§ **RAW DATA**:
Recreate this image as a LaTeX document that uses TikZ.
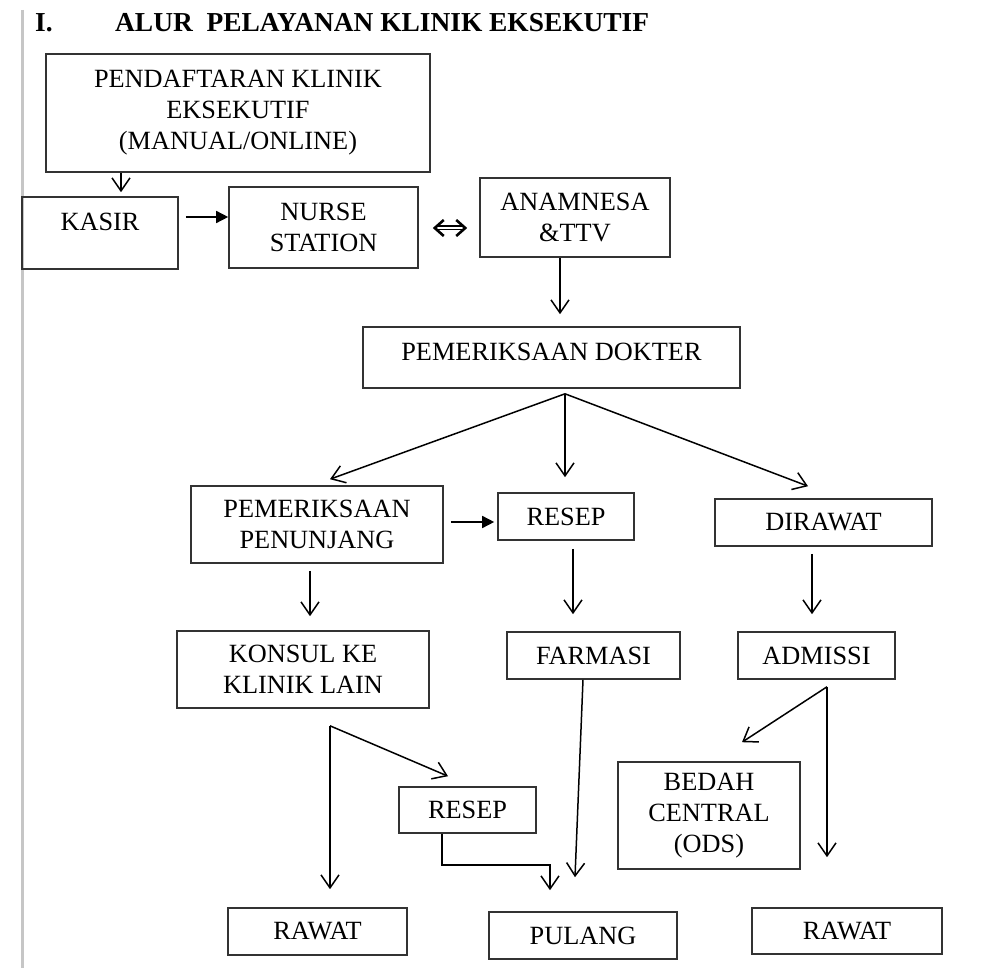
\documentclass[tikz,border=0pt]{standalone}
\usepackage{fontspec}
\setmainfont{Liberation Serif}
\usetikzlibrary{arrows.meta,calc}

\tikzset{
  kotak/.style={draw=black!80, line width=1.6pt, align=center, inner sep=0pt,
    font=\fontsize{26.3}{31}\selectfont},
  panah/.style={line width=1.5pt, -{Straight Barb[length=13pt,width=18pt]}},
  panahpenuh/.style={line width=1.5pt, -{Triangle[length=12pt,width=12pt]}},
  panahdua/.style={double, double distance=2.4pt, line width=1.3pt,
    {Straight Barb[length=9pt,width=16pt,line width=2.6pt]}-{Straight Barb[length=9pt,width=16pt,line width=2.6pt]}},
  judulteks/.style={font=\fontsize{27.4}{31}\selectfont\bfseries, anchor=base west, inner sep=0pt}
}

\begin{document}
\begin{tikzpicture}[x=1pt, y=-1pt]
  \useasboundingbox (0,0) rectangle (997,968);

  % Gray margin line on the left
  \draw[gray!45, line width=3pt] (22,10) -- (22,968);

  % Title
  \node[judulteks] (nomor) at (35,32) {I.};
  \node[judulteks] (judul) at (115,32) {ALUR\ \ PELAYANAN KLINIK EKSEKUTIF};

  % Boxes, placed at their centres
  \node[kotak, minimum width=384pt, minimum height=118pt] (daftar) at (238,113) {PENDAFTARAN KLINIK\\EKSEKUTIF\\(MANUAL/ONLINE)};
  \node[kotak, minimum width=156pt, minimum height=72pt, text depth=22pt] (kasir) at (100,233) {KASIR};
  \node[kotak, minimum width=189pt, minimum height=81pt] (nurse) at (323.5,227.5) {NURSE\\STATION};
  \node[kotak, minimum width=190pt, minimum height=79pt] (anamnesa) at (575,217.5) {ANAMNESA\\\&TTV};
  \node[kotak, minimum width=377pt, minimum height=61pt, text depth=12pt] (dokter) at (551.5,357.5) {PEMERIKSAAN DOKTER};

  \node[kotak, minimum width=252pt, minimum height=77pt] (penunjang) at (317,524.5) {PEMERIKSAAN\\PENUNJANG};
  \node[kotak, minimum width=136pt, minimum height=47pt] (resep) at (566,516.5) {RESEP};
  \node[kotak, minimum width=217pt, minimum height=47pt] (dirawat) at (823.5,522.5) {DIRAWAT};

  \node[kotak, minimum width=252pt, minimum height=77pt] (konsul) at (303,669.5) {KONSUL KE\\KLINIK LAIN};
  \node[kotak, minimum width=173pt, minimum height=47pt] (farmasi) at (593.5,655.5) {FARMASI};
  \node[kotak, minimum width=157pt, minimum height=47pt] (admissi) at (816.5,655.5) {ADMISSI};

  \node[kotak, minimum width=137pt, minimum height=46pt] (resepkonsul) at (467.5,810) {RESEP};
  \node[kotak, minimum width=182pt, minimum height=107pt] (bedah) at (709,815.5) {BEDAH\\CENTRAL\\(ODS)};

  \node[kotak, minimum width=179pt, minimum height=47pt] (rawatkiri) at (317.5,931.5) {RAWAT};
  \node[kotak, minimum width=188pt, minimum height=47pt] (pulang) at (583,935.5) {PULANG};
  \node[kotak, minimum width=190pt, minimum height=46pt] (rawatkanan) at (847,931) {RAWAT};

  % Top row
  \draw[panah] (121,0 |- daftar.south) -- ($(121,0 |- kasir.north)+(0,-4)$);
  \draw[panahpenuh] ($(kasir.east |- 0,217)+(7,0)$) -- (nurse.west |- 0,217);
  \draw[panahdua] ($(nurse.east |- 0,228)+(14,0)$) -- ($(anamnesa.west |- 0,228)+(-12,0)$);
  \draw[panah] (560,0 |- anamnesa.south) -- ($(560,0 |- dokter.north)+(0,-12)$);

  % Three ways out of the doctor
  \coordinate (cabang) at ($(565,0 |- dokter.south)+(0,5)$);
  \draw[panah] (cabang) -- ($(330,0 |- penunjang.north)+(0,-6)$);
  \draw[panah] (cabang) -- ($(565,0 |- resep.north)+(0,-15)$);
  \draw[panah] (cabang) -- ($(808,0 |- dirawat.north)+(0,-12)$);

  \draw[panahpenuh] ($(penunjang.east |- 0,522)+(7,0)$) -- ($(resep.west |- 0,522)+(-3,0)$);
  \draw[panah] ($(310,0 |- penunjang.south)+(0,7)$) -- ($(310,0 |- konsul.north)+(0,-14)$);
  \draw[panah] ($(573,0 |- resep.south)+(0,8)$) -- ($(573,0 |- farmasi.north)+(0,-17)$);
  \draw[panah] ($(812,0 |- dirawat.south)+(0,7)$) -- ($(812,0 |- admissi.north)+(0,-17)$);

  % After the consultation
  \coordinate (cabangkonsul) at ($(330,0 |- konsul.south)+(0,17)$);
  \draw[panah] (cabangkonsul) -- ($(330,0 |- rawatkiri.north)+(0,-18)$);
  \draw[panah] (cabangkonsul) -- ($(448,0 |- resepkonsul.north)+(0,-10)$);
  \draw[panah] (442,0 |- resepkonsul.south) -- ++(0,31) -| ($(550,0 |- pulang.north)+(0,-21)$);
  \draw[panah] (583,0 |- farmasi.south) -- ($(575,0 |- pulang.north)+(0,-34)$);

  % After admission
  \coordinate (cabangadmissi) at ($(827,0 |- admissi.south)+(0,7)$);
  \draw[panah] (cabangadmissi) -- ($(742,0 |- bedah.north)+(0,-19)$);
  \draw[panah] (cabangadmissi) -- ($(827,0 |- rawatkanan.north)+(0,-50)$);
\end{tikzpicture}
\end{document}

§ **PROBLEM STATEMENT**:
Every line of the data above should be quoted exactly. Omit the pictures.

§ **REPLY**:
Recreate this image as a LaTeX document that uses TikZ.
\documentclass[tikz,border=0pt]{standalone}
\usepackage{fontspec}
\setmainfont{Liberation Serif}
\usetikzlibrary{arrows.meta,calc}

\tikzset{
  kotak/.style={draw=black!80, line width=1.6pt, align=center, inner sep=0pt,
    font=\fontsize{26.3}{31}\selectfont},
  panah/.style={line width=1.5pt, -{Straight Barb[length=13pt,width=18pt]}},
  panahpenuh/.style={line width=1.5pt, -{Triangle[length=12pt,width=12pt]}},
  panahdua/.style={double, double distance=2.4pt, line width=1.3pt,
    {Straight Barb[length=9pt,width=16pt,line width=2.6pt]}-{Straight Barb[length=9pt,width=16pt,line width=2.6pt]}},
  judulteks/.style={font=\fontsize{27.4}{31}\selectfont\bfseries, anchor=base west, inner sep=0pt}
}

\begin{document}
\begin{tikzpicture}[x=1pt, y=-1pt]
  \useasboundingbox (0,0) rectangle (997,968);

  % Gray margin line on the left
  \draw[gray!45, line width=3pt] (22,10) -- (22,968);

  % Title
  \node[judulteks] (nomor) at (35,32) {I.};
  \node[judulteks] (judul) at (115,32) {ALUR\ \ PELAYANAN KLINIK EKSEKUTIF};

  % Boxes, placed at their centres
  \node[kotak, minimum width=384pt, minimum height=118pt] (daftar) at (238,113) {PENDAFTARAN KLINIK\\EKSEKUTIF\\(MANUAL/ONLINE)};
  \node[kotak, minimum width=156pt, minimum height=72pt, text depth=22pt] (kasir) at (100,233) {KASIR};
  \node[kotak, minimum width=189pt, minimum height=81pt] (nurse) at (323.5,227.5) {NURSE\\STATION};
  \node[kotak, minimum width=190pt, minimum height=79pt] (anamnesa) at (575,217.5) {ANAMNESA\\\&TTV};
  \node[kotak, minimum width=377pt, minimum height=61pt, text depth=12pt] (dokter) at (551.5,357.5) {PEMERIKSAAN DOKTER};

  \node[kotak, minimum width=252pt, minimum height=77pt] (penunjang) at (317,524.5) {PEMERIKSAAN\\PENUNJANG};
  \node[kotak, minimum width=136pt, minimum height=47pt] (resep) at (566,516.5) {RESEP};
  \node[kotak, minimum width=217pt, minimum height=47pt] (dirawat) at (823.5,522.5) {DIRAWAT};

  \node[kotak, minimum width=252pt, minimum height=77pt] (konsul) at (303,669.5) {KONSUL KE\\KLINIK LAIN};
  \node[kotak, minimum width=173pt, minimum height=47pt] (farmasi) at (593.5,655.5) {FARMASI};
  \node[kotak, minimum width=157pt, minimum height=47pt] (admissi) at (816.5,655.5) {ADMISSI};

  \node[kotak, minimum width=137pt, minimum height=46pt] (resepkonsul) at (467.5,810) {RESEP};
  \node[kotak, minimum width=182pt, minimum height=107pt] (bedah) at (709,815.5) {BEDAH\\CENTRAL\\(ODS)};

  \node[kotak, minimum width=179pt, minimum height=47pt] (rawatkiri) at (317.5,931.5) {RAWAT};
  \node[kotak, minimum width=188pt, minimum height=47pt] (pulang) at (583,935.5) {PULANG};
  \node[kotak, minimum width=190pt, minimum height=46pt] (rawatkanan) at (847,931) {RAWAT};

  % Top row
  \draw[panah] (121,0 |- daftar.south) -- ($(121,0 |- kasir.north)+(0,-4)$);
  \draw[panahpenuh] ($(kasir.east |- 0,217)+(7,0)$) -- (nurse.west |- 0,217);
  \draw[panahdua] ($(nurse.east |- 0,228)+(14,0)$) -- ($(anamnesa.west |- 0,228)+(-12,0)$);
  \draw[panah] (560,0 |- anamnesa.south) -- ($(560,0 |- dokter.north)+(0,-12)$);

  % Three ways out of the doctor
  \coordinate (cabang) at ($(565,0 |- dokter.south)+(0,5)$);
  \draw[panah] (cabang) -- ($(330,0 |- penunjang.north)+(0,-6)$);
  \draw[panah] (cabang) -- ($(565,0 |- resep.north)+(0,-15)$);
  \draw[panah] (cabang) -- ($(808,0 |- dirawat.north)+(0,-12)$);

  \draw[panahpenuh] ($(penunjang.east |- 0,522)+(7,0)$) -- ($(resep.west |- 0,522)+(-3,0)$);
  \draw[panah] ($(310,0 |- penunjang.south)+(0,7)$) -- ($(310,0 |- konsul.north)+(0,-14)$);
  \draw[panah] ($(573,0 |- resep.south)+(0,8)$) -- ($(573,0 |- farmasi.north)+(0,-17)$);
  \draw[panah] ($(812,0 |- dirawat.south)+(0,7)$) -- ($(812,0 |- admissi.north)+(0,-17)$);

  % After the consultation
  \coordinate (cabangkonsul) at ($(330,0 |- konsul.south)+(0,17)$);
  \draw[panah] (cabangkonsul) -- ($(330,0 |- rawatkiri.north)+(0,-18)$);
  \draw[panah] (cabangkonsul) -- ($(448,0 |- resepkonsul.north)+(0,-10)$);
  \draw[panah] (442,0 |- resepkonsul.south) -- ++(0,31) -| ($(550,0 |- pulang.north)+(0,-21)$);
  \draw[panah] (583,0 |- farmasi.south) -- ($(575,0 |- pulang.north)+(0,-34)$);

  % After admission
  \coordinate (cabangadmissi) at ($(827,0 |- admissi.south)+(0,7)$);
  \draw[panah] (cabangadmissi) -- ($(742,0 |- bedah.north)+(0,-19)$);
  \draw[panah] (cabangadmissi) -- ($(827,0 |- rawatkanan.north)+(0,-50)$);
\end{tikzpicture}
\end{document}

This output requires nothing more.